Consider a line segment running from `(x,0)` to `(0,y)` through the interior corner at `(4,3)`.
The minimum length of this line segment will be the maximum length of ladder that can be maneuvered around this corner.

Suppose that `x` is beyond `(4,0)` by some scaling factor, `s`, of 4, so
`x = 4 + 4s = 4 (1 + s)`
[watch for the `(1+s)` showing up later as a value to be factored out of something.]

By similar triangles we can see that
`y = 3 (1 + 1/s)`

By the Pythagorean Theorem, we can express the square of the length of the line segment as a function of `s`
`L^2(s) = 3^2 (s^(-2) + 2s^(-1) + 1) + 4^2 (1 + 2s + s^2)`

Normally we would take the derivative of L(s) to find the minimum but in this case it is easier to take the derivative of `L^2(s)`.
(Note that if `L(s)` is a minimum as `s=s_0`, then `L^2(s)` will also be a minimum at `s=s_0`.)

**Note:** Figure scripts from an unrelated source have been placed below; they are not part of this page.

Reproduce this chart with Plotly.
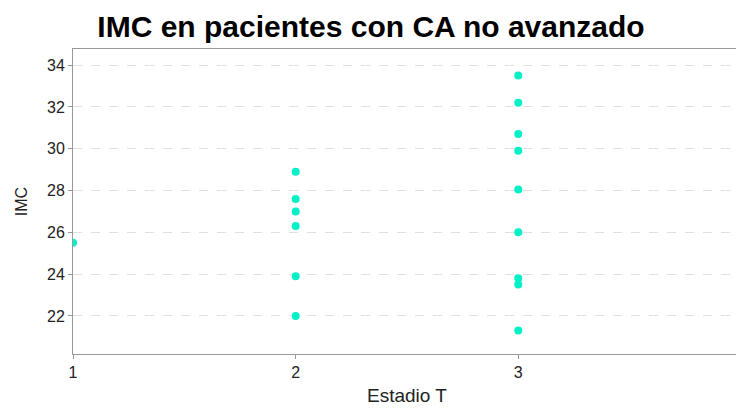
import plotly.graph_objects as go

estadio_t = [1, 2, 2, 2, 2, 2, 2, 3, 3, 3, 3, 3, 3, 3, 3, 3]
imc = [25.5, 28.9, 27.6, 27.0, 26.3, 23.9, 22.0,
       33.5, 32.2, 30.7, 29.9, 28.05, 26.0, 23.8, 23.5, 21.3]
x_ticks = [1, 2, 3, 4]
y_ticks = [22, 24, 26, 28, 30, 32, 34]

fig = go.Figure()
fig.add_trace(go.Scatter(
    x=estadio_t, y=imc, mode="markers",
    marker=dict(color="#00F0C8", size=8, line=dict(width=0)),
    cliponaxis=True, showlegend=False,
))

W, H = 736, 398
fig.update_layout(
    width=W, height=H,
    margin=dict(l=65, r=3, t=41, b=52, autoexpand=False),
    paper_bgcolor="white", plot_bgcolor="white",
    font=dict(family="Liberation Sans, Arial, sans-serif", color="#222"),
    title=dict(text="<b>IMC en pacientes con CA no avanzado</b>",
               xref="container", yref="container",
               x=363 / W, xanchor="center", y=1 - 18 / H, yanchor="middle",
               font=dict(size=30, color="black")),
)
fig.update_xaxes(
    range=[0.9998, 4.0005], tickvals=x_ticks, ticks="outside", ticklen=4,
    tickcolor="#999", showgrid=False, zeroline=False,
    showline=True, linecolor="#999", mirror=True,
    tickfont=dict(size=16), automargin=False, ticklabeloverflow="allow",
    title=dict(text="Estadio T", font=dict(size=19), standoff=11),
)
fig.update_yaxes(
    range=[20.18, 34.77], tickvals=y_ticks, ticks="outside", ticklen=4,
    tickcolor="#999", showgrid=True, gridcolor="#e0e0e0", griddash="dash",
    zeroline=False, showline=True, linecolor="#999", mirror=True,
    tickfont=dict(size=16), automargin=False,
    title=dict(text="IMC", font=dict(size=16), standoff=15),
)

fig.write_html("out.html")
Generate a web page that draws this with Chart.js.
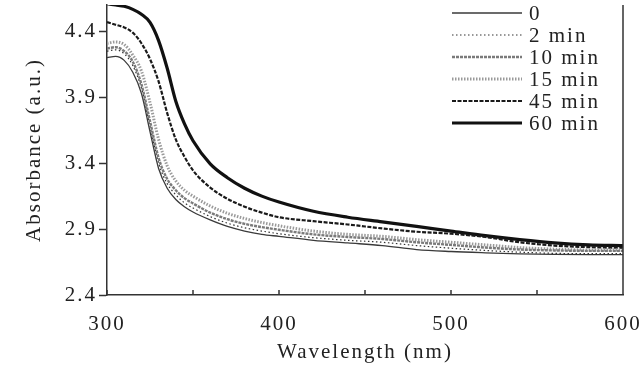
<!DOCTYPE html>
<html>
<head>
<meta charset="utf-8">
<script src="https://cdn.jsdelivr.net/npm/chart.js@4"></script>
<style>
  html, body { margin: 0; padding: 0; background: #fff; }
  #wrap { width: 640px; height: 368px; }
</style>
</head>
<body>
<div id="wrap"><canvas id="uvChart" width="640" height="368"></canvas></div>
<script>
// wavelengths (nm)
const wavelengths = [300, 305, 310, 315, 320, 325, 330, 335, 340, 345, 350, 360, 370, 380, 390, 400, 420, 440, 460, 480, 500, 520, 540, 560, 580, 600];

// absorbance per irradiation time
const abs0   = [4.20, 4.21, 4.18, 4.09, 3.93, 3.64, 3.36, 3.21, 3.125, 3.07, 3.03, 2.97, 2.92, 2.885, 2.86, 2.845, 2.815, 2.795, 2.775, 2.745, 2.73, 2.72, 2.712, 2.708, 2.706, 2.706];
const abs2   = [4.25, 4.26, 4.23, 4.14, 3.97, 3.68, 3.40, 3.245, 3.16, 3.10, 3.06, 2.995, 2.945, 2.91, 2.885, 2.865, 2.835, 2.815, 2.80, 2.775, 2.755, 2.738, 2.725, 2.716, 2.714, 2.714];
const abs10  = [4.27, 4.28, 4.25, 4.17, 4.00, 3.72, 3.44, 3.28, 3.195, 3.135, 3.095, 3.025, 2.975, 2.94, 2.915, 2.895, 2.86, 2.84, 2.825, 2.80, 2.78, 2.76, 2.745, 2.738, 2.735, 2.735];
const abs15  = [4.31, 4.32, 4.30, 4.22, 4.10, 3.86, 3.58, 3.38, 3.265, 3.195, 3.15, 3.075, 3.02, 2.98, 2.95, 2.925, 2.885, 2.86, 2.845, 2.82, 2.80, 2.78, 2.76, 2.748, 2.742, 2.742];
const abs45  = [4.47, 4.45, 4.43, 4.39, 4.31, 4.19, 4.02, 3.78, 3.58, 3.45, 3.345, 3.215, 3.13, 3.07, 3.025, 2.99, 2.96, 2.935, 2.905, 2.88, 2.865, 2.84, 2.80, 2.775, 2.763, 2.758];
const abs60  = [4.61, 4.60, 4.59, 4.567, 4.53, 4.468, 4.33, 4.12, 3.87, 3.70, 3.57, 3.395, 3.29, 3.21, 3.15, 3.105, 3.035, 2.99, 2.955, 2.92, 2.885, 2.85, 2.82, 2.795, 2.78, 2.775];

const seriesNames = ['0', '2 min', '10 min', '15 min', '45 min', '60 min'];
const seriesData = [abs0, abs2, abs10, abs15, abs45, abs60];

// axis ticks
const xTickValues = [300, 350, 400, 450, 500, 550, 600];
const xTickLabels = [300, 400, 500, 600];
const yTickValues = [2.4, 2.9, 3.4, 3.9, 4.4];

// line styles for each series
const lineStyles = [
  { color: '#3a3a3a', width: 1.3, dash: [] },
  { color: '#333333', width: 1.2, dash: [1.5, 2.5] },
  { color: '#7a7a7a', width: 2.4, dash: [3, 1] },
  { color: '#9a9a9a', width: 3,   dash: [1.5, 1.5] },
  { color: '#1a1a1a', width: 2.2, dash: [4, 1.5] },
  { color: '#111111', width: 3.2, dash: [] }
];

const serif = '"Liberation Serif", "Times New Roman", serif';
const axisColor = '#333';
const spacing = '2px';

var datasets = seriesData.map((vals, i) => ({
  label: seriesNames[i],
  data: wavelengths.map((w, j) => ({ x: w, y: vals[j] })),
  borderColor: lineStyles[i].color,
  borderWidth: lineStyles[i].width,
  borderDash: lineStyles[i].dash,
  pointRadius: 0,
  fill: false,
  cubicInterpolationMode: 'monotone'
}));

// wide-set serif text like the scanned figure
const spacingPlugin = {
  id: 'spacing',
  beforeInit(chart) { chart.ctx.letterSpacing = spacing; },
  beforeDraw(chart) { chart.ctx.letterSpacing = spacing; }
};

// inward x ticks, right spine and the legend drawn inside the plot
const framePlugin = {
  id: 'frame',
  afterDraw(chart) {
    const ctx = chart.ctx;
    const area = chart.chartArea;
    const xs = chart.scales.x;
    ctx.save();
    ctx.strokeStyle = axisColor;
    ctx.lineWidth = 1.5;
    ctx.beginPath();
    ctx.moveTo(area.right, area.top);
    ctx.lineTo(area.right, area.bottom);
    xTickValues.forEach(v => {
      const px = xs.getPixelForValue(v);
      ctx.moveTo(px, area.bottom);
      ctx.lineTo(px, area.bottom - 5);
    });
    ctx.stroke();

    // legend
    ctx.font = '21px ' + serif;
    ctx.letterSpacing = spacing;
    ctx.textBaseline = 'middle';
    ctx.fillStyle = '#222';
    chart.data.datasets.forEach((ds, i) => {
      const y = 13 + i * 22;
      ctx.strokeStyle = ds.borderColor;
      ctx.lineWidth = ds.borderWidth;
      ctx.setLineDash(ds.borderDash);
      ctx.beginPath();
      ctx.moveTo(452, y);
      ctx.lineTo(522, y);
      ctx.stroke();
      ctx.setLineDash([]);
      ctx.fillText(ds.label, 529, y + 1);
    });
    ctx.restore();
  }
};

var myChart = new Chart(document.getElementById('uvChart').getContext('2d'), {
  type: 'line',
  data: { datasets: datasets },
  options: {
    responsive: false,
    animation: false,
    layout: { padding: { top: 5, right: 17, left: 0, bottom: 0 } },
    plugins: {
      legend: { display: false },
      tooltip: { enabled: false }
    },
    scales: {
      x: {
        type: 'linear',
        min: 300,
        max: 600,
        afterBuildTicks: s => { s.ticks = xTickValues.map(v => ({ value: v })); },
        afterFit: s => { s.height = 73; s.paddingLeft = 0; s.paddingRight = 0; },
        ticks: {
          padding: 17,
          maxRotation: 0,
          color: '#222',
          font: { family: serif, size: 21 },
          callback: v => xTickLabels.includes(v) ? String(v) : ''
        },
        grid: { display: true, drawOnChartArea: false, drawTicks: false },
        border: { display: true, color: axisColor, width: 1.5 },
        title: {
          display: true,
          text: 'Wavelength (nm)',
          color: '#222',
          font: { family: serif, size: 21 },
          padding: { top: 0, bottom: 3 }
        }
      },
      y: {
        min: 2.4,
        max: 4.6,
        afterBuildTicks: s => { s.ticks = yTickValues.map(v => ({ value: v })); },
        afterFit: s => { s.width = 107; s.paddingTop = 0; s.paddingBottom = 0; },
        ticks: {
          padding: 2,
          color: '#222',
          font: { family: serif, size: 21 },
          callback: v => v.toFixed(1)
        },
        grid: { display: true, drawOnChartArea: false, drawTicks: true, tickLength: 8, color: axisColor, tickWidth: 1.5 },
        border: { display: true, color: axisColor, width: 1.5 },
        title: {
          display: true,
          text: 'Absorbance (a.u.)',
          color: '#222',
          font: { family: serif, size: 21 },
          padding: { top: 22, bottom: 0 }
        }
      }
    }
  },
  plugins: [spacingPlugin, framePlugin]
});
</script>
</body>
</html>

Taking the first derivative of `L^2(s)` and setting it to zero, we get:
`3^2 ( -2s^(-3) - 2s^(-2) ) + 4^2 ( 2 - 2s) = 0`

Multiplying by `s^3` and then factoring out `2 (1+s)`
allows us to solve for `s`

`s = (3/4)^(2/3)`

Plugging this value back into the equation for `L^2(s)` and taking the square root (I used a spreadsheet), we get
the maximum ladder length `= 9.87 feet` (approx.)